Sawasky sees the new major as providing opportunities for all students at Drake, not just students with an interest in numbers.
“Data analytics is interesting and a good step for the business school and not just for actuarial science,” Sawasky said.
“It’s beneficial to have additional background in data analytics,” Sawasky said. “ It would make resumes more competitive for jobs or internships.”
Sawasky’s observation summarizes the reason the faculty chose to introduce the new major now.
“Employers in Des Moines were saying we have lots and lots of data,” Meyer said. “We need people who can look at it and make sense of it. There’s not enough of them who have been trained in that area.”
Chuck Hinkle, a training developer at Shell Exploration and Production Company and a 1982 Drake University alumnus, could not agree more.
After 33 years of experience in the working world he is an expert in business intelligence with years of background knowledge in data analytics.
“I’m glad to see a curriculum develop around data analytics and for universities to be paying attention to it,” Hinkle said. “It means that companies can hire people who already know the tools and techniques.”
Hinkle is cautious because data analytics is still an emerging field.

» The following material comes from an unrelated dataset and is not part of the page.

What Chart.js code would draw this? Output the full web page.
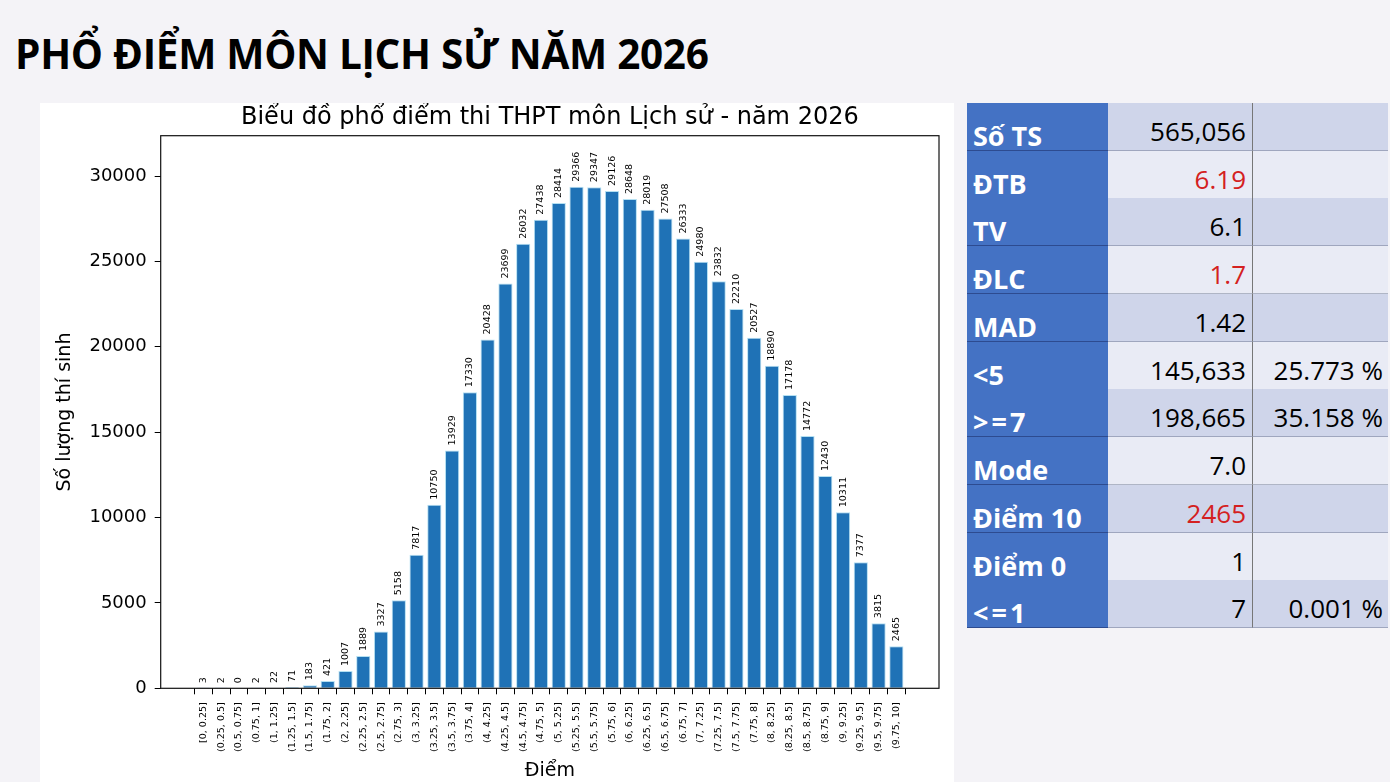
<!DOCTYPE html>
<html>
<head>
<meta charset="utf-8">
<script src="https://cdn.jsdelivr.net/npm/chart.js@4/dist/chart.umd.min.js"></script>
<style>
  html, body { margin: 0; padding: 0; }
  body { width: 1390px; height: 782px; background: #f4f3f7; position: relative; overflow: hidden; font-family: 'Open Sans', 'Noto Sans', sans-serif; }
  #pageTitle { position: absolute; left: 15px; top: 28px; font-family: 'Open Sans', sans-serif; font-weight: 700; font-size: 40.5px; line-height: 52px; color: #000; letter-spacing: -0.3px; white-space: nowrap; }
  #panel { position: absolute; left: 40px; top: 103px; width: 914px; height: 679px; background: #fff; }
  #table { position: absolute; left: 967px; top: 103px; width: 421px; }
  .row { position: absolute; left: 0; width: 421px; height: 48px; }
  .cell { position: absolute; top: 0; height: 47px; border-bottom: 1px solid rgba(70,80,110,0.35); box-sizing: content-box; white-space: nowrap; }
  .c1 { left: 0; width: 141px; background: #4472c4; color: #fff; font-weight: 700; font-size: 27px; border-bottom-color: rgba(30,50,110,0.6); }
  .c2 { left: 141px; width: 144px; border-right: 1px solid #777; font-size: 26px; color: #000; text-align: right; }
  .c3 { left: 286px; width: 135px; font-size: 26px; color: #000; text-align: right; }
  .c1 span { position: absolute; left: 6px; bottom: -4px; }
  .c1 span.sp { letter-spacing: 3px; }
  .c2 span { position: absolute; right: 6px; bottom: 1px; }
  .c3 span { position: absolute; right: 5px; bottom: 1px; }
  .dark .c2, .dark .c3 { background: #cfd5ea; }
  .light .c2, .light .c3 { background: #e9ebf5; }
</style>
</head>
<body>
<div id="pageTitle">PHỔ ĐIỂM MÔN LỊCH SỬ NĂM 2026</div>
<div id="panel"><canvas id="chart"></canvas></div>
<div id="table"></div>
<script>
// ---- data ----
const categories = ["[0, 0.25]", "(0.25, 0.5]", "(0.5, 0.75]", "(0.75, 1]", "(1, 1.25]", "(1.25, 1.5]", "(1.5, 1.75]", "(1.75, 2]", "(2, 2.25]", "(2.25, 2.5]", "(2.5, 2.75]", "(2.75, 3]", "(3, 3.25]", "(3.25, 3.5]", "(3.5, 3.75]", "(3.75, 4]", "(4, 4.25]", "(4.25, 4.5]", "(4.5, 4.75]", "(4.75, 5]", "(5, 5.25]", "(5.25, 5.5]", "(5.5, 5.75]", "(5.75, 6]", "(6, 6.25]", "(6.25, 6.5]", "(6.5, 6.75]", "(6.75, 7]", "(7, 7.25]", "(7.25, 7.5]", "(7.5, 7.75]", "(7.75, 8]", "(8, 8.25]", "(8.25, 8.5]", "(8.5, 8.75]", "(8.75, 9]", "(9, 9.25]", "(9.25, 9.5]", "(9.5, 9.75]", "(9.75, 10]"];
const counts = [3, 2, 0, 2, 22, 71, 183, 421, 1007, 1889, 3327, 5158, 7817, 10750, 13929, 17330, 20428, 23699, 26032, 27438, 28414, 29366, 29347, 29126, 28648, 28019, 27508, 26333, 24980, 23832, 22210, 20527, 18890, 17178, 14772, 12430, 10311, 7377, 3815, 2465];
const yTicks = [0, 5000, 10000, 15000, 20000, 25000, 30000];
const chartTitle = "Biểu đồ phổ điểm thi THPT môn Lịch sử - năm 2026";
const xTitle = "Điểm";
const yTitle = "Số lượng thí sinh";

const statLabels = ["Số TS", "ĐTB", "TV", "ĐLC", "MAD", "<5", ">=7", "Mode", "Điểm 10", "Điểm 0", "<=1"];
const statValues = ["565,056", "6.19", "6.1", "1.7", "1.42", "145,633", "198,665", "7.0", "2465", "1", "7"];
const statPercents = ["", "", "", "", "", "25.773 %", "35.158 %", "", "", "", "0.001 %"];
const highlighted = ["ĐTB", "ĐLC", "Điểm 10"];

// ---- table ----
const esc = s => s.replace(/&/g, '&amp;').replace(/</g, '&lt;').replace(/>/g, '&gt;');
const table = document.getElementById('table');
const rowH = 47.73;
statLabels.forEach((lab, i) => {
  const r = document.createElement('div');
  r.className = 'row ' + (i % 2 === 0 ? 'dark' : 'light');
  r.style.top = (i * rowH) + 'px';
  const red = highlighted.includes(lab);
  const spaced = lab.includes('=');
  r.innerHTML = '<div class="cell c1"><span' + (spaced ? ' class="sp"' : '') + '>' + esc(lab) + '</span></div>' +
    '<div class="cell c2"><span style="color:' + (red ? '#d42020' : '#000') + '">' + statValues[i] + '</span></div>' +
    '<div class="cell c3"><span>' + statPercents[i] + '</span></div>';
  table.appendChild(r);
});

// ---- chart ----
Chart.defaults.font.family = "'DejaVu Sans', sans-serif";
Chart.defaults.color = '#000';

const framePlugin = {
  id: 'frame',
  afterDatasetsDraw(chart) {
    const a = chart.chartArea, ctx = chart.ctx;
    ctx.save();
    ctx.strokeStyle = '#111';
    ctx.lineWidth = 1.2;
    ctx.strokeRect(a.left, a.top, a.right - a.left, a.bottom - a.top);
    ctx.restore();
  }
};
const valueLabels = {
  id: 'valueLabels',
  afterDatasetsDraw(chart) {
    const ctx = chart.ctx;
    const meta = chart.getDatasetMeta(0);
    ctx.save();
    ctx.font = "9.5px 'DejaVu Sans'";
    ctx.fillStyle = '#000';
    ctx.textAlign = 'left';
    ctx.textBaseline = 'middle';
    meta.data.forEach((el, i) => {
      ctx.save();
      ctx.translate(el.x, el.y - 5);
      ctx.rotate(-Math.PI / 2);
      ctx.fillText(String(counts[i]), 0, 0);
      ctx.restore();
    });
    ctx.restore();
  }
};

new Chart(document.getElementById('chart'), {
  type: 'bar',
  data: {
    datasets: [{
      data: counts.map((v, i) => ({ x: i, y: v })),
      backgroundColor: '#1f72b6',
      borderColor: '#b4e0f2',
      borderWidth: 1,
      barPercentage: 0.8,
      categoryPercentage: 1.0
    }]
  },
  options: {
    responsive: true,
    maintainAspectRatio: false,
    animation: false,
    layout: { padding: { left: 0, top: 0, right: 15, bottom: 0 } },
    plugins: {
      legend: { display: false },
      tooltip: { enabled: false },
      title: {
        display: true, text: chartTitle, fullSize: false,
        font: { size: 24, weight: 'normal', lineHeight: 1.2 }, color: '#000',
        padding: { top: 0, bottom: 3.9 }
      }
    },
    scales: {
      x: {
        type: 'linear', min: -2.4, max: 41.4, offset: false,
        afterBuildTicks(scale) { scale.ticks = categories.map((c, i) => ({ value: i })); },
        afterFit(scale) { scale.height = 93.7; },
        ticks: {
          autoSkip: false, minRotation: 90, maxRotation: 90, padding: 8,
          font: { size: 9.5 }, color: '#000',
          callback: (v) => categories[v]
        },
        grid: { display: true, drawOnChartArea: false, drawTicks: true, tickLength: 6, tickColor: '#000', tickWidth: 1 },
        border: { display: false },
        title: { display: true, text: xTitle, font: { size: 19 }, padding: { top: 0, bottom: 0 } }
      },
      y: {
        min: 0, max: 32360,
        afterBuildTicks(scale) { scale.ticks = yTicks.map(v => ({ value: v })); },
        afterFit(scale) { scale.width = 120.7; },
        ticks: { padding: 8, font: { size: 18 }, color: '#000', callback: (v) => String(v) },
        grid: { display: true, drawOnChartArea: false, drawTicks: true, tickLength: 6, tickColor: '#000', tickWidth: 1 },
        border: { display: false },
        title: { display: true, text: yTitle, font: { size: 19 }, padding: { top: 14, bottom: 0 } }
      }
    }
  },
  plugins: [framePlugin, valueLabels]
});
</script>
</body>
</html>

“It’s an idea that lots of people are just getting introduced to,” Hinkle said. “Lots of companies will kick off projects so that they don’t get left behind. Lots of those projects will be rushed and will fail.”
However, it is not all bad.
“I see good prospects for this major,” Hinkle said in his email. “More graduates with this major mean more successful projects, which leads to more companies implementing analytics which leads to more demand in the field.”
The CBPA and the College of Arts and Sciences look forward to enrolling students in the data analytics courses this coming fall.